Both the IMB and SNO detectors used electron scattering to observe neutrinos, a neutrino comes in and bumps into an electron orbiting an atom, the electron & neutrino both then go flying off. The electron will usually go off in the same approximate direction that the neutrino was traveling, conservation of energy and momentum requires that. The electron, if energetic enough, emits Cherenkov radiation as it goes. Cherenkov radiation is just the light equivalent to a sonic-boom, it is emitted in a cone centered around the electrons direction of travel. The light from that cone is detected by the photo-detectors. Crucially, both the interaction process (electron-scattering) and the detection process (Cherenkov radiation) will preserve the directionality from the original neutrino (for the most part). The pattern of photo-detectors that gets hit by the Cerenkov light can be analyzed to reconstruct the Cerenkov cone and estimate the original neutrinos direction. Here's an example of an observed Cerenkov ring at the Super Kamiokande detector, although this example is very clear, the Cerenkov rings aren't always so obvious. https://cerncourier.com/wp-content/uploads/2016/07/CCthe1_06...

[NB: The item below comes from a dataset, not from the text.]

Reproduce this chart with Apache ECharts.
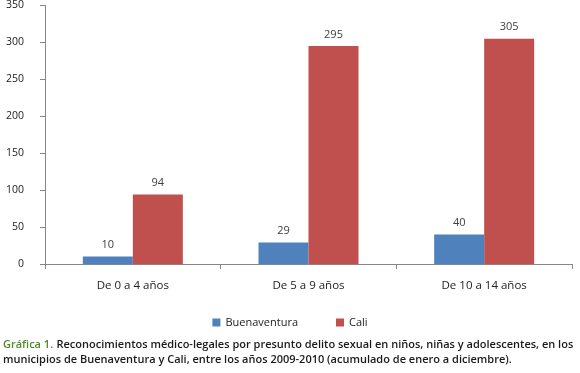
<!DOCTYPE html>
<html>
<head>
<meta charset="utf-8">
<title>Gráfica 1</title>
<script src="https://cdn.jsdelivr.net/npm/echarts@6/dist/echarts.min.js"></script>
<style>
  html, body { margin: 0; padding: 0; background: #fff; }
  #main { width: 580px; height: 373px; }
</style>
</head>
<body>
<div id="main"></div>
<script type="text/javascript">
// data
var categories = ['De 0 a 4 años', 'De 5 a 9 años', 'De 10 a 14 años'];
var seriesNames = ['Buenaventura', 'Cali'];
var buenaventura = [10, 29, 40];
var cali = [94, 295, 305];
var captionLines = [
  'Reconocimientos médico-legales por presunto delito sexual en niños, niñas y adolescentes, en los',
  'municipios de Buenaventura y Cali, entre los años 2009-2010 (acumulado de enero a diciembre).'
];

var font = 'Open Sans';
var myChart = echarts.init(document.getElementById('main'));

var labelStyle = {
  show: true,
  position: 'top',
  distance: 6,
  color: '#404040',
  fontFamily: font,
  fontSize: 11
};

var option = {
  animation: false,
  backgroundColor: '#fff',
  color: ['#4F81BD', '#C0504D'],
  grid: { left: 45, right: 8, top: 5, bottom: 109 },
  legend: {
    data: seriesNames,
    top: 312,
    left: 'center',
    itemWidth: 8,
    itemHeight: 8,
    itemGap: 38,
    icon: 'rect',
    textStyle: { fontFamily: font, fontSize: 11, color: '#222' }
  },
  xAxis: {
    type: 'category',
    data: categories,
    axisLine: { lineStyle: { color: '#868686' } },
    axisTick: { show: true, length: 5, lineStyle: { color: '#868686' } },
    axisLabel: { margin: 16, fontFamily: font, fontSize: 11.5, color: '#222' }
  },
  yAxis: {
    type: 'value',
    min: 0,
    max: 350,
    interval: 50,
    splitLine: { show: false },
    axisLine: { show: true, lineStyle: { color: '#868686' } },
    axisTick: { show: true, length: 5, lineStyle: { color: '#868686' } },
    axisLabel: { margin: 21, fontFamily: font, fontSize: 10.5, color: '#222' }
  },
  series: [
    {
      name: seriesNames[0],
      type: 'bar',
      data: buenaventura,
      barWidth: 50,
      barGap: '0%',
      label: labelStyle
    },
    {
      name: seriesNames[1],
      type: 'bar',
      data: cali,
      barWidth: 50,
      label: labelStyle
    }
  ],
  graphic: [
    {
      type: 'text',
      left: 3,
      top: 337,
      style: {
        rich: {
          g: { fill: '#4E8A2C', fontFamily: font, fontWeight: 600, fontSize: 11, lineHeight: 15 },
          t: { fill: '#1a1a1a', fontFamily: font, fontWeight: 600, fontSize: 11, lineHeight: 15 }
        },
        text: '{g|Gráfica 1.} {t|' + captionLines[0] + '}\n{t|' + captionLines[1] + '}',
        lineHeight: 15
      }
    }
  ]
};

myChart.setOption(option);
</script>
</body>
</html>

Also the Super Kamiokande experiment used this sort of analysis to produce a "neutrino picture of the sun", which is kind of a predecessor to the OP image. https://www-sk.icrr.u-tokyo.ac.jp/en/sk/about/research/

The IceCube detector is somewhat different. Their photo-detectors are buried in the Antarctic ice at various depths from ~1-2km and spread out over a roughly 1-cubic km volume, which is ~1Gt of water. I'm not exactly sure how many PMTs in total they have, I reckon its probably around 5-10 thousand. Since their PMT array is so much less dense than the previously mentioned experiments, they can only observe very high energy, very bright, light flashes. So neutrino sources that are low energy, like the Sun, are invisible to them. But, they can see sources that are very high energy, and Ice Cube's extraordinary size lets them observe interactions that are rare/infrequent, such as those from very far away galaxies.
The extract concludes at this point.